* What the exercise asks *
Print the material below exactly as it stands, please, from its first line to the line holding "const surfaceYellow: P[]", with no pictures.

* Data provided *
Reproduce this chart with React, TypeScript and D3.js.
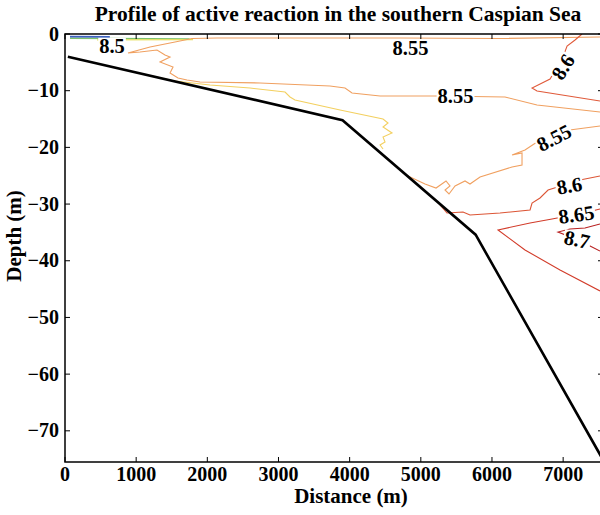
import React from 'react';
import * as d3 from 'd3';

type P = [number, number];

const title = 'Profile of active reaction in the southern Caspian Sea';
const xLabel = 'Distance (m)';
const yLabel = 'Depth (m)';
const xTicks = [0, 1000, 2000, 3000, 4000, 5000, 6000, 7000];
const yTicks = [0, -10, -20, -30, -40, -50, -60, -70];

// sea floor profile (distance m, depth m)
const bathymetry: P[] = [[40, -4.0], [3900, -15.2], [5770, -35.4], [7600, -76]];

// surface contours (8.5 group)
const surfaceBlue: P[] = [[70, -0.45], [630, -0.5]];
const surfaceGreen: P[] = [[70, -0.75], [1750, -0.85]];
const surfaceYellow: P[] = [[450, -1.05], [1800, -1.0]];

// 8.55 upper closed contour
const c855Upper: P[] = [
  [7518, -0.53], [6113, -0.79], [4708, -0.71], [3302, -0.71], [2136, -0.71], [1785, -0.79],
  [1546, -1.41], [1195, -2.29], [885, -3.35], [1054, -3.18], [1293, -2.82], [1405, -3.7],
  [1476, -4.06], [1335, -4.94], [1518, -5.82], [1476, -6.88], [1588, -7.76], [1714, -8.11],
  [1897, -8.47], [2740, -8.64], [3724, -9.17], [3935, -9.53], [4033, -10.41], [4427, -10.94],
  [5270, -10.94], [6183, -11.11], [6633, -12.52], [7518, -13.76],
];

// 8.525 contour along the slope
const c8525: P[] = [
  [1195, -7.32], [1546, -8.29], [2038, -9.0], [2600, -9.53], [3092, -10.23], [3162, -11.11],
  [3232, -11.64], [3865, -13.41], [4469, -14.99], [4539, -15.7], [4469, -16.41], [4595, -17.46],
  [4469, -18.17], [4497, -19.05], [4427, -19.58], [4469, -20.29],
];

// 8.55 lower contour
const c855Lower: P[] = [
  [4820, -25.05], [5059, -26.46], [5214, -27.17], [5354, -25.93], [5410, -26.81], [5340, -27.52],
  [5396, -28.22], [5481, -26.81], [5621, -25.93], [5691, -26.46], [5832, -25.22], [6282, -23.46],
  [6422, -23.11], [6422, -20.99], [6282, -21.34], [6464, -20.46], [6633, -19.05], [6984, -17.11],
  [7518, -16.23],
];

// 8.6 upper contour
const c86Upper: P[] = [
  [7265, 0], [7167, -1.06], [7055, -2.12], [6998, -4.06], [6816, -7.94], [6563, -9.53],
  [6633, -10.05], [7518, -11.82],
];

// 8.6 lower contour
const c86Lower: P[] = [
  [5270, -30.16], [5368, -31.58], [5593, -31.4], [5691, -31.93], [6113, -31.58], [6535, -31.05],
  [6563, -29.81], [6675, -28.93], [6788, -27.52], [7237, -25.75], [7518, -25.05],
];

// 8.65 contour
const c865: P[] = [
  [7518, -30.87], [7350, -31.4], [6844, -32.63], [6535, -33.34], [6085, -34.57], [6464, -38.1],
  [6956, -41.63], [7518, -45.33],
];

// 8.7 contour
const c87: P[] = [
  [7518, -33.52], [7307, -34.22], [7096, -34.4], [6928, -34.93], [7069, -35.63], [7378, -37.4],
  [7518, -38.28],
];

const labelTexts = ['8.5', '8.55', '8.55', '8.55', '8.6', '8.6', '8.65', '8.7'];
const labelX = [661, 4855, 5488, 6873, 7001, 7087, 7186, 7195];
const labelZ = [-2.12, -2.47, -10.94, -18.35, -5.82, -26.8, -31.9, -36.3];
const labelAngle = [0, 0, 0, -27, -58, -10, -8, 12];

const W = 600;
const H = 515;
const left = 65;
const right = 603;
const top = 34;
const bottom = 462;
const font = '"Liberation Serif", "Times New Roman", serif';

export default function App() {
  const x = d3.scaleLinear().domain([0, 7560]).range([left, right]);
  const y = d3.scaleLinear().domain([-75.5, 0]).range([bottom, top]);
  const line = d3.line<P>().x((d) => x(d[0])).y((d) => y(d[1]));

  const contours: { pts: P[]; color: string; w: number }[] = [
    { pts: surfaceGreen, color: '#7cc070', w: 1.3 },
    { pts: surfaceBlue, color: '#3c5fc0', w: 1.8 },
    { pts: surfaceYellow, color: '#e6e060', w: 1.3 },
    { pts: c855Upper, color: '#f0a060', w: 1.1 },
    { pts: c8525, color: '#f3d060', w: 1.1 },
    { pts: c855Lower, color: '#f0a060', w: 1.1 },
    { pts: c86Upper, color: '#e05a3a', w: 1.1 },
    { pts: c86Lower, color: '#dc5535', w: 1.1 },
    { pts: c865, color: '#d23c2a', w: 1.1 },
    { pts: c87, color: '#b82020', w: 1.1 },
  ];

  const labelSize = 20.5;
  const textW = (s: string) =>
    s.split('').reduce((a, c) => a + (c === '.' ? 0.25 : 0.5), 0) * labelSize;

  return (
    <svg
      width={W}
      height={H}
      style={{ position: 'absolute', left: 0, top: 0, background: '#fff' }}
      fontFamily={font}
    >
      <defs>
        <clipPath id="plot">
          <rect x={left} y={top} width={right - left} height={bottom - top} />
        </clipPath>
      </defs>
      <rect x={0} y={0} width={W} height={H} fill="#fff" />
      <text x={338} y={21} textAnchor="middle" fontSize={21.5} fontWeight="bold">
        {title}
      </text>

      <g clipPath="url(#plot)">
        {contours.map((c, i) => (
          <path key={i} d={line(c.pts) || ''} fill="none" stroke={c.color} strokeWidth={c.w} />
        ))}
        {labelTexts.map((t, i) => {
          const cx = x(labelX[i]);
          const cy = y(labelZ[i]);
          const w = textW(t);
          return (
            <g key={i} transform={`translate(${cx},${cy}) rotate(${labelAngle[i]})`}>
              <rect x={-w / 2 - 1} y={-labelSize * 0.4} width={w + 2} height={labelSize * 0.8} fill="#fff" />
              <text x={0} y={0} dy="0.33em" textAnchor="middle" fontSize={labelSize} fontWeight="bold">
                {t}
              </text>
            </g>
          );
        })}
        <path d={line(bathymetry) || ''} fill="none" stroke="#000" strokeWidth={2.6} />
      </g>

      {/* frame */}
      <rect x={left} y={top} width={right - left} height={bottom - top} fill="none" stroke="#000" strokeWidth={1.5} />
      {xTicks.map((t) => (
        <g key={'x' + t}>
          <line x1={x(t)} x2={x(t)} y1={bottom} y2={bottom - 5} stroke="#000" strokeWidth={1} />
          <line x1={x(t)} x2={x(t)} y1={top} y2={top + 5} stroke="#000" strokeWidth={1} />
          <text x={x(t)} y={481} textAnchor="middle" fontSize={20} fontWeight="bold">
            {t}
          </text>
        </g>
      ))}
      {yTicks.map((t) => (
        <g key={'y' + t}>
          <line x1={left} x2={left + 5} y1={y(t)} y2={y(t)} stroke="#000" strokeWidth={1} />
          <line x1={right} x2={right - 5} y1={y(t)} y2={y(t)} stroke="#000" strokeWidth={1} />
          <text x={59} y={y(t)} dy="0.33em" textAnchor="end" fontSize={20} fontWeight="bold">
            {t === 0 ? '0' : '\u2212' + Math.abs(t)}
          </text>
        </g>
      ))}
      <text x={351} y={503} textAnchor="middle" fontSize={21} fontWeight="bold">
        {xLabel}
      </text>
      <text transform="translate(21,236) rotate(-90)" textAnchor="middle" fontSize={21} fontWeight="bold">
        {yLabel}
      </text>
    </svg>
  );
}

* Exercise output *
Reproduce this chart with React, TypeScript and D3.js.
import React from 'react';
import * as d3 from 'd3';

type P = [number, number];

const title = 'Profile of active reaction in the southern Caspian Sea';
const xLabel = 'Distance (m)';
const yLabel = 'Depth (m)';
const xTicks = [0, 1000, 2000, 3000, 4000, 5000, 6000, 7000];
const yTicks = [0, -10, -20, -30, -40, -50, -60, -70];

// sea floor profile (distance m, depth m)
const bathymetry: P[] = [[40, -4.0], [3900, -15.2], [5770, -35.4], [7600, -76]];

// surface contours (8.5 group)
const surfaceBlue: P[] = [[70, -0.45], [630, -0.5]];
const surfaceGreen: P[] = [[70, -0.75], [1750, -0.85]];
const surfaceYellow: P[] = [[450, -1.05], [1800, -1.0]];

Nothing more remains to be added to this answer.